Italy saw the birth on Saturday of the Democratic Party, a merger of the ruling center-left's two largest formations, even as the government of Prime Minister Romano Prodi appeared on the brink of collapse.
"Our motor is the unity of reformist forces," Prodi told some 2,800 delegates to the party's constituent assembly in Milan's exhibition hall, decked out in futuristic green and white decor.
The meeting enthrones Rome's popular Mayor Walter Veltroni as party leader and heir apparent to the embattled Prodi.
The delegates, elected in primaries earlier this month, cheered as the two hugged on the podium with a popular rap song Mi Fido di Te (I trust in you) playing over the loudspeakers.
Veltroni, 52, becomes national secretary, while the 68-year-old Prodi will be president of the Democratic Party (DP).
The mayor pointed to the high turnout of some 3.5 million voters in the primaries, saying that Italy had become a "political laboratory" for all of Europe.
"The vote of Oct. 14 was a vote for change and not for politics as usual," he said.
Veltroni intends to stay on as mayor, while Prodi has repeatedly said he would step down at the end of his term in 2011 -- if he lasts that long.
The prime minister will play more of a supporting role than one of "active management," according to the daily Unita.
The DP merges the former communist Democrats of the Left and the centrist Catholic Daisy party with the hope that the result will be greater than the sum of its parts.
Veltroni said the party's priorities would include helping the most vulnerable, assuring the right to work, addressing the problems of the south, which is chronically poorer than the north, and fighting the mafia.
In the Unita interview published on Saturday, Prodi said the party had set a minimum goal of winning the support of one-third of the electorate.

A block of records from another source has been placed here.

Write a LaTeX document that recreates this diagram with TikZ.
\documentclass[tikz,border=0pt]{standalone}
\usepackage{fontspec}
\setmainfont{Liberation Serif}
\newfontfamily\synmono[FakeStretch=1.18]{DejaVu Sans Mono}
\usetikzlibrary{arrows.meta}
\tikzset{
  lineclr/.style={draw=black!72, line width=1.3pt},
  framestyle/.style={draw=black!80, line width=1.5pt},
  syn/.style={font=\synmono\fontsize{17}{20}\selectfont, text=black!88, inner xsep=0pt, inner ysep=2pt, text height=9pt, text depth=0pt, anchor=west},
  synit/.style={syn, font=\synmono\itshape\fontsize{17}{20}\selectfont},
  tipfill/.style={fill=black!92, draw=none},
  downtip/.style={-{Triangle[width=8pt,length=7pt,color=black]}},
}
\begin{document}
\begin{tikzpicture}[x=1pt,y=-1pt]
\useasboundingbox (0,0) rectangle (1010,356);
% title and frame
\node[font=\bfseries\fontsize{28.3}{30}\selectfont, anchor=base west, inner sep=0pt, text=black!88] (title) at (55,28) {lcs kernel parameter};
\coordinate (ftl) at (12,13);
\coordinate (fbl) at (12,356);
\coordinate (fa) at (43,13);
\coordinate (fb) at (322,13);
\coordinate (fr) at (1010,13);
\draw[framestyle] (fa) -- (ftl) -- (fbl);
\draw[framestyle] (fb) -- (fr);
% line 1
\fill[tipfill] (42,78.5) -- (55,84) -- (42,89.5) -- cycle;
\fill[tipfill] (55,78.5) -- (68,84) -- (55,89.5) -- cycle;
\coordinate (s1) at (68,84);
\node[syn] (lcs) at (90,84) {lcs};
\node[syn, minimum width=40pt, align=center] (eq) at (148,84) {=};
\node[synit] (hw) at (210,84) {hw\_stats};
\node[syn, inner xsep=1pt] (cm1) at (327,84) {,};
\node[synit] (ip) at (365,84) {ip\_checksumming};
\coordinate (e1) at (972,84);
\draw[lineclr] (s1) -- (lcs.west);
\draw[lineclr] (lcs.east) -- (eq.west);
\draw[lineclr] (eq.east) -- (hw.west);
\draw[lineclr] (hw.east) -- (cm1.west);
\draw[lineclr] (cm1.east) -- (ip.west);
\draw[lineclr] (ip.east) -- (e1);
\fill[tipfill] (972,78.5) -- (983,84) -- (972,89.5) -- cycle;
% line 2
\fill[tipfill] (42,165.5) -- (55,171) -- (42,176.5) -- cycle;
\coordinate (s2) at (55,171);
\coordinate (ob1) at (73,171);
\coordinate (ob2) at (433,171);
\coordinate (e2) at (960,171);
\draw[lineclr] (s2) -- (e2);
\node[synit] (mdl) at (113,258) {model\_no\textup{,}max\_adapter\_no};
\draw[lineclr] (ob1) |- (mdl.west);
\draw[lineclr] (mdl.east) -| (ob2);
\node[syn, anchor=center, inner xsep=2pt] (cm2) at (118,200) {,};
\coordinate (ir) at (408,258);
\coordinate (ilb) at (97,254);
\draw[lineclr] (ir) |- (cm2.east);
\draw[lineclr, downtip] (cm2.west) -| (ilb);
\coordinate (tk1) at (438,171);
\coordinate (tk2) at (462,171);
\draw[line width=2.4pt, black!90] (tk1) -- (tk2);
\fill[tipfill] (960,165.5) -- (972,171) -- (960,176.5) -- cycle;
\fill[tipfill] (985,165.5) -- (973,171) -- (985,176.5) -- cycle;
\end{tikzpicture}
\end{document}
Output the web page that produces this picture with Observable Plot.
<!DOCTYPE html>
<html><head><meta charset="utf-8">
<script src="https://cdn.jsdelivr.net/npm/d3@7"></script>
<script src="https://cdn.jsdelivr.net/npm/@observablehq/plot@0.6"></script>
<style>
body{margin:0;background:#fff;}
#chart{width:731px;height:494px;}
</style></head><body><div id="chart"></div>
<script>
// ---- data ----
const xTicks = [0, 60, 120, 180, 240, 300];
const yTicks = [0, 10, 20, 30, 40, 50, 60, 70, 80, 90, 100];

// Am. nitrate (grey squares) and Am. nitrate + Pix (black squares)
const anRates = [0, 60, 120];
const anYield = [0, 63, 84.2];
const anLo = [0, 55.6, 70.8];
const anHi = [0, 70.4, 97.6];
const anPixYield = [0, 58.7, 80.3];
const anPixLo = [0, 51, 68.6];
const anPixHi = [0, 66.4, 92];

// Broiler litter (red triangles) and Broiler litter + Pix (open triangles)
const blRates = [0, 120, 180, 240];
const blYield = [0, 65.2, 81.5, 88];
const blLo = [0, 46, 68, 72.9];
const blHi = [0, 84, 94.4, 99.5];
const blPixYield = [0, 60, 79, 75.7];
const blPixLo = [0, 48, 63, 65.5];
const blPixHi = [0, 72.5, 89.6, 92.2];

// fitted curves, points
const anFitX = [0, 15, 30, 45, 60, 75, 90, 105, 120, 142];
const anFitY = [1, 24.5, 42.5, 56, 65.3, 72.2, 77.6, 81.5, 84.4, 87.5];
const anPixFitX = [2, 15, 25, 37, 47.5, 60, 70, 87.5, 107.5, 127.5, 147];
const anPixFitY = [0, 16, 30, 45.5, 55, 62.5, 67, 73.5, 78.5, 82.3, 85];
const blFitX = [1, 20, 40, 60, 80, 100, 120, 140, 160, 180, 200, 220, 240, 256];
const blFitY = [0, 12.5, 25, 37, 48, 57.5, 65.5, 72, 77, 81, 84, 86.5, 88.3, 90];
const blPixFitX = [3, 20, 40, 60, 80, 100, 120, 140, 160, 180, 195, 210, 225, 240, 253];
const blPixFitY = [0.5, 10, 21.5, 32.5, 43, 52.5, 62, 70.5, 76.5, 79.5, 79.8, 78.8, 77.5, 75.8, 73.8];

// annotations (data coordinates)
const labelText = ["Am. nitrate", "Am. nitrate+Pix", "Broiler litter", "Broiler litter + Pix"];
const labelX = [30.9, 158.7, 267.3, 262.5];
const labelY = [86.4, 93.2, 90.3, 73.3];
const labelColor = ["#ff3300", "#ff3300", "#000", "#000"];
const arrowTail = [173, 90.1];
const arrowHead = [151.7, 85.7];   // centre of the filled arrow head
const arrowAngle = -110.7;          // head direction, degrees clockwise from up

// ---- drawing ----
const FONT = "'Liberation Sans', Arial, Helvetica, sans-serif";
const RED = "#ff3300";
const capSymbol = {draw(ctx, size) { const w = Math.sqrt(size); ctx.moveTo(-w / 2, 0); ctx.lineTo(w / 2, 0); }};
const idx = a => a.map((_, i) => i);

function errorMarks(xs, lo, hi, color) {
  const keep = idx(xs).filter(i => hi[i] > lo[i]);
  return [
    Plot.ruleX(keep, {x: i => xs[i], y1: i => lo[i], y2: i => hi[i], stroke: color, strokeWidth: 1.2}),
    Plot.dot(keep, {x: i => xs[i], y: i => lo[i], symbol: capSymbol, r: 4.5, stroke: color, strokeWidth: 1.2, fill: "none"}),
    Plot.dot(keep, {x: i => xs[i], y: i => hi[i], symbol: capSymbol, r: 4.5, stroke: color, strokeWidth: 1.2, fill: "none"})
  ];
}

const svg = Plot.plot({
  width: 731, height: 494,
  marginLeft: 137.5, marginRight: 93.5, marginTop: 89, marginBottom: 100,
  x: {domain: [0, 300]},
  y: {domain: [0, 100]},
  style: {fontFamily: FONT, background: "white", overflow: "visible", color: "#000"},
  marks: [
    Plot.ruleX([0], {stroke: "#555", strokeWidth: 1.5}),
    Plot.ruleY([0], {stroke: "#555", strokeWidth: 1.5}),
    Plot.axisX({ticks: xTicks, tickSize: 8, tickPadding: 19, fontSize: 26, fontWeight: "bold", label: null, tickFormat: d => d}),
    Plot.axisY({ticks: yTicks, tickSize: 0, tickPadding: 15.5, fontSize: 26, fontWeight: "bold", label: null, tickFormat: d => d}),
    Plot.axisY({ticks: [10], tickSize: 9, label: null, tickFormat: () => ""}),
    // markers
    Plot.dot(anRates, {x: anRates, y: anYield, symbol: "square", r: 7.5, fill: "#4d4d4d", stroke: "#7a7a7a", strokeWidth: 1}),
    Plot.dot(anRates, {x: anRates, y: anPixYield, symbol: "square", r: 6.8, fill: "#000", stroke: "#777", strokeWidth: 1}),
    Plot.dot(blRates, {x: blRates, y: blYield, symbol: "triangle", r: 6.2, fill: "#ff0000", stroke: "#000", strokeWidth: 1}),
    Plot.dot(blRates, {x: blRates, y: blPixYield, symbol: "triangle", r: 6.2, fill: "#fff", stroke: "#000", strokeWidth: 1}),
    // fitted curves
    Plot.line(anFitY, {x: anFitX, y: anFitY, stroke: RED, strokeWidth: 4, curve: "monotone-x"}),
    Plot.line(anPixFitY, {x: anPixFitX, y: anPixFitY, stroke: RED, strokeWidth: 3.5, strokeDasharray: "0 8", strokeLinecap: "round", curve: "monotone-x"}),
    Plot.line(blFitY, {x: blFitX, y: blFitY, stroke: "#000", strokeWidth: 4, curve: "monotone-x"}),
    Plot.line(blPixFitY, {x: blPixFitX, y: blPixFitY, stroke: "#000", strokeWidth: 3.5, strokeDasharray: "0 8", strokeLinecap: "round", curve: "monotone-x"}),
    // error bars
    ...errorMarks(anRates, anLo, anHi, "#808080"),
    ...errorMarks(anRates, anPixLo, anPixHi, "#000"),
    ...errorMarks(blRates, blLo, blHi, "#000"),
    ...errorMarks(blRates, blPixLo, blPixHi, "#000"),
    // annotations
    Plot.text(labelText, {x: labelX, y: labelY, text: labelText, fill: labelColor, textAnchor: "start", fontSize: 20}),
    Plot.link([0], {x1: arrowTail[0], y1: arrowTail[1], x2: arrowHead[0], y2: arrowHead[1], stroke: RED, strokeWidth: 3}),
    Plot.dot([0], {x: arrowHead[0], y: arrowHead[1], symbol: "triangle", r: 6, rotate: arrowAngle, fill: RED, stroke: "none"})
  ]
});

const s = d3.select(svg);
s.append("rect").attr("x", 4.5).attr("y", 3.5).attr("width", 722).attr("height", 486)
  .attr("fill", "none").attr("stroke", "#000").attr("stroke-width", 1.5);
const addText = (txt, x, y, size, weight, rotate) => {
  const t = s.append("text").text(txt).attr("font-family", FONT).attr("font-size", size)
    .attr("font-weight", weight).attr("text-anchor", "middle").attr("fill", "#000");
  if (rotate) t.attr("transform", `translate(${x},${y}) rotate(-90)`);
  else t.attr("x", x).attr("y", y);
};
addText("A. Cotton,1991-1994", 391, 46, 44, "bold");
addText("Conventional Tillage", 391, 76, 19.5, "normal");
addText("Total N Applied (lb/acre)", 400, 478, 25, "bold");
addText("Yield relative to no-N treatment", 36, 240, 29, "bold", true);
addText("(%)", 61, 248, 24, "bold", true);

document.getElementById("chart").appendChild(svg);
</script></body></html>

The first electoral test will come in 2009 with the elections to the European Parliament, he added.
Prodi, who took power 17 months ago after a razor-thin election victory, told the delegates on Saturday that his government's lack of popularity "is the price to pay for its determination to carry out reforms."
Veltroni feels that the Cabinet should be pared down from its current 103 members, while Prodi would be hard pressed to jettison anyone given the need to maintain equilibrium among the nine parties making up his fragile coalition.
The center-left's narrow win in last year's elections depended on the far left, whose deep independent streak briefly brought down the Prodi government in February.
"I hope the DP will be a force for changing the local political class, so that it is chosen for its quality and its ideas, not for belonging to one group or another," a delegate from southern Naples, Antonella Ciaramella, said.
Another delegate, 30-year-old Francesca Poggiato from Prodi's home region, northern Emilia Romagna, said the DP had "a new model, of a party formed by and of the people."
"It absolutely should support and give added value to the government," she said.
In the coming weeks parliament will continue a bruising debate on the 2008 budget in what may become a decisive battle for Prodi, whose coalition ranges from far-left communists and Greens to centrist Catholics.
The political and social climate has deteriorated, with radical leftists taking to the streets to demand promised social reforms. Corruption scandals meanwhile have implicated government members including Justice Minister Clamente Mastella.
Voters are also frustrated over high taxes and a political class that is seen as over-privileged.
The DP's constituent assembly is evenly divided between men and women, and Veltroni said that balance would be seen throughout the organization of the new party.